- What you need to do -
Extract, in full, the lines below, beginning at the first and ending with the line that contains "from bokeh.resources import INLINE". Pictures do not belong in the copy.
────────────────────────────────────────
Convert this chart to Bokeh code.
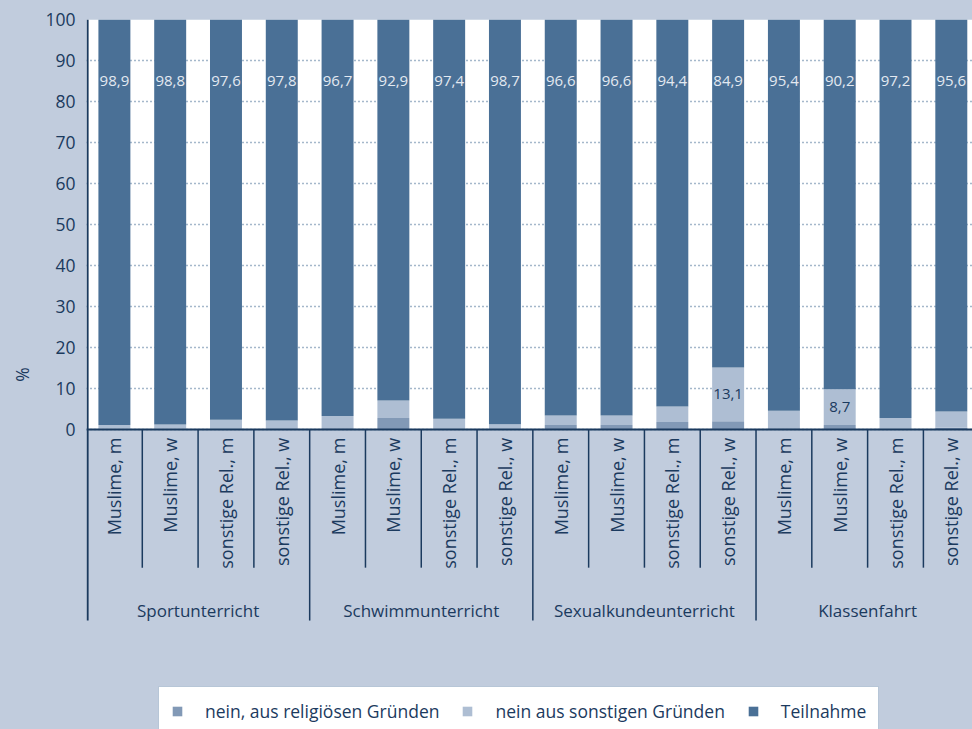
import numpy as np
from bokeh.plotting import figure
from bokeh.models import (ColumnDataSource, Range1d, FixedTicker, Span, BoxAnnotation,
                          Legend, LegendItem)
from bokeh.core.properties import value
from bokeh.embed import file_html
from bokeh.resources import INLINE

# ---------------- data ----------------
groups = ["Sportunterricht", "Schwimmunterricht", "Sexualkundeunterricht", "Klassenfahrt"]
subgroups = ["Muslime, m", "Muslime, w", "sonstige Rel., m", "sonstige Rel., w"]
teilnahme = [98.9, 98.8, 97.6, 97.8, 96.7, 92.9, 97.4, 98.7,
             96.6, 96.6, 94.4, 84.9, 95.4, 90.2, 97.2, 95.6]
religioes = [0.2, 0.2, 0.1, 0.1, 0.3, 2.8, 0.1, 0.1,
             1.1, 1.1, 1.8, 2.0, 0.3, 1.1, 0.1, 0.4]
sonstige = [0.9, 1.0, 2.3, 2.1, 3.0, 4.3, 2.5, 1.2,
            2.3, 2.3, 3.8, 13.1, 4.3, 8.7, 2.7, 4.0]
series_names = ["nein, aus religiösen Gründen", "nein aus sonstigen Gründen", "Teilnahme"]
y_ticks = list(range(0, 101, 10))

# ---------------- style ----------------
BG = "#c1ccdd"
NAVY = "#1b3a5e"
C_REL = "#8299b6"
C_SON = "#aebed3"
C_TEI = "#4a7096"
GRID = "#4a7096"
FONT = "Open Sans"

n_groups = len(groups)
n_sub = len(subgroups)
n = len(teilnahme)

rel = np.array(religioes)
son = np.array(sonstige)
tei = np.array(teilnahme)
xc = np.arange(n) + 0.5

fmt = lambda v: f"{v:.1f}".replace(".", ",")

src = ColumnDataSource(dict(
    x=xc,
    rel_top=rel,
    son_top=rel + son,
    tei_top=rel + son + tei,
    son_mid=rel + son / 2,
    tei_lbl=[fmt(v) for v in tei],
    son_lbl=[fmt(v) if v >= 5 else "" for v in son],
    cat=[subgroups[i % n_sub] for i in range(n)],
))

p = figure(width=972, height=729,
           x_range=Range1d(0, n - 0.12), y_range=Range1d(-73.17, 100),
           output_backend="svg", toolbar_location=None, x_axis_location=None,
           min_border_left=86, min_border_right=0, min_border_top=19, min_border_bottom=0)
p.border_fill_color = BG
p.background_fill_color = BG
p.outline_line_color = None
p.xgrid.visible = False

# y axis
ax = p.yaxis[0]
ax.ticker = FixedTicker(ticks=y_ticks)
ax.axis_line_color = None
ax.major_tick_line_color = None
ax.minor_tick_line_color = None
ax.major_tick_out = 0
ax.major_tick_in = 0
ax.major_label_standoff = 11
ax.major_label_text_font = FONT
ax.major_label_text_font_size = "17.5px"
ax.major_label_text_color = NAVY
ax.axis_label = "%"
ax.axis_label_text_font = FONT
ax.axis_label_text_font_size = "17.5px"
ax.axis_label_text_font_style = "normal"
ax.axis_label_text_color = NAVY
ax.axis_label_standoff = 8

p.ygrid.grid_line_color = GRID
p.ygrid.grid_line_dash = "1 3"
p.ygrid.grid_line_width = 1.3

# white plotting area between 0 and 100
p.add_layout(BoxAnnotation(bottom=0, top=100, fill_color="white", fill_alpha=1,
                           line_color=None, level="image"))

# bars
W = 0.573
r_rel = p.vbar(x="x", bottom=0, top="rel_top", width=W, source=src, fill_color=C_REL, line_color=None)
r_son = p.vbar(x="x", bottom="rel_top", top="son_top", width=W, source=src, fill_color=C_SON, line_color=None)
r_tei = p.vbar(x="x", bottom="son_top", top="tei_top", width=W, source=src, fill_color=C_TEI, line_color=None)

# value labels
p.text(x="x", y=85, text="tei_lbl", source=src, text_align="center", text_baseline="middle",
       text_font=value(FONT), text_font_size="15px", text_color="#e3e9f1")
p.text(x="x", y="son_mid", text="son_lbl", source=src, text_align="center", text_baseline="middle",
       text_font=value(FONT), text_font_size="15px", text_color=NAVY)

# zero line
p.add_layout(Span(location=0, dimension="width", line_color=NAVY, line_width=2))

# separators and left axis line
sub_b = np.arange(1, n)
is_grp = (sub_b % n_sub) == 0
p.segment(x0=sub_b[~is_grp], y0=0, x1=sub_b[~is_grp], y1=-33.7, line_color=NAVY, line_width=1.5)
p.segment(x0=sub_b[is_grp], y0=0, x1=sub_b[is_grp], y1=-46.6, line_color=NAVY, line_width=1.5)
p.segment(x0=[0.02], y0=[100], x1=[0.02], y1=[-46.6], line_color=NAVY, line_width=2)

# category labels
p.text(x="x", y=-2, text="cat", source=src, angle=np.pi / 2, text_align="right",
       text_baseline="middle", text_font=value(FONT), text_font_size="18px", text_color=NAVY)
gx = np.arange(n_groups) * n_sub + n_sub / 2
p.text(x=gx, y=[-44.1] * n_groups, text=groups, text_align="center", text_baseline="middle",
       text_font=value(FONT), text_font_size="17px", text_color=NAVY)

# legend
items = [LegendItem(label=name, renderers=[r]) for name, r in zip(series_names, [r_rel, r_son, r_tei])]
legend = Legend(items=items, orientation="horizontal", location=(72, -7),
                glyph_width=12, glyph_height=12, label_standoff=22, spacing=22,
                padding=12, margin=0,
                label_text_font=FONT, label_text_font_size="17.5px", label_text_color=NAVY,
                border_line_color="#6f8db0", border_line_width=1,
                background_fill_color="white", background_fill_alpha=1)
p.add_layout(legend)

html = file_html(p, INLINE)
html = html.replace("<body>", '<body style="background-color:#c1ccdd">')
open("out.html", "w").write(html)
────────────────────────────────────────
- Problem solution -
Convert this chart to Bokeh code.
import numpy as np
from bokeh.plotting import figure
from bokeh.models import (ColumnDataSource, Range1d, FixedTicker, Span, BoxAnnotation,
                          Legend, LegendItem)
from bokeh.core.properties import value
from bokeh.embed import file_html
from bokeh.resources import INLINE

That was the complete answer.